With two picks in this round, I really have a lot of options available, and with my biggest needs out of the way, I don’t feel like I’m shoe-horned into taking a guy just to fill a need. So when the round starts, I get this offer from Buffalo:
I kind of like the idea if staying in the top 10 of this round while getting an extra fourth round pick, so I take the offer. My remaining picks are now as follows:
When I come on the clock, this is what my big board looks like:
Selection: Travon Mullen, CB, Clemson
Rationale: Here’s my thinking: if the Vikings make a trade into the back half of the first round, and a player is involved, I think CB is a position of strength the Vikings can dip into. If that happens, Mike Zimmer will want a CB to backfill, Mullen is stronger in a man to man scheme like the Vikes run, and he has the character and Combine scores the Vikings look for. And I don’t think anyone in the Vikings draft room would walk out alive if the offense had four of the first five picks in the draft.
My big board for the second pick in this round:
Selection, pick 81 (3/17): David Montgomery, RB, Iowa State
Rationale: If Montgomery is available here, he might be the steal of the round. He would be a fantastic complement to Dalvin Cook, and a replacement for Latavius Murray. There’s a real need at RB for the Vikings, and when arguably the best RB in the draft is available, you take him.
Two picks in this round, and although I get trade offers for both of these picks, I turn them down, as both took me out of this round and into the fifth.

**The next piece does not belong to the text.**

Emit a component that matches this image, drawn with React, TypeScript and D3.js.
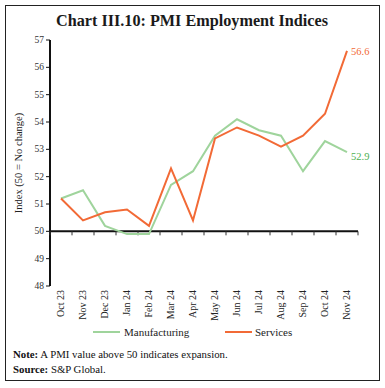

My big board:
Selection, pick 112 (4/10): Foster Moreau, TE, LSU
Rationale: Moreau isn’t going to light up any highlight reels with circus catches, but this guy can block, and do it very well. And he’s an athletic guy that can develop into a pass catcher. His agility and speed drills from the Combine are right in the Vikings wheelhouse, and with the Vikings needing a guy that can both catch passes and help shore up the blocking, Moreau is a good pick here.
I’m on the clock eight picks later, so the board hasn’t changed all that much.
Selection, pick 120 (4/18): Marquise Blair, S, Utah
Rationale: With Andrew Sendejo gone, safety is kind of thin, although the front line starters are pretty solid. Blair is a versatile athlete who could also back up Anthony Harris in the Vikings ‘big nickel’ package, and provides solid depth.
No selection, thanks to the Trevor Siemian trade.
No trades, and I have two picks in this round. Here is the big board for the first selection here:
Selection, pick 190 (6/17): Jalen Hurd, WR, Baylor
Rationale: The Vikings are in need of a WR that can come in and compete for playing time, and Hurd fits that bill.
Selection, pick 209 (6/36): Khalil Hodge, LB, Buffalo.
Rationale: I like the long term potential of Hodge. Give him a year to marinate, and he might be able to come in and backup one of the primary guys in the next year or two. Or as a minimum, contribute on special teams.
No big boards; it’s all a crapshoot long before this. Gonna grab my last need and my project QB.
Selection, pick 247 (7/33): Jackson Barton, T, Utah
Selection, pick 250 (7/36): Easton Stick, QB, North Dakota State
So here is my final mock draft class of the season:
To get this class, I made these trades:
It’s a class with a whopping 11 players, with seven in the top 120, and I got at least one player at every position of need. I fixed the o-line, found Everson Griffen’s replacement, got a good running back to replace Latavius Murray, and found some good value to fill remaining roster holes.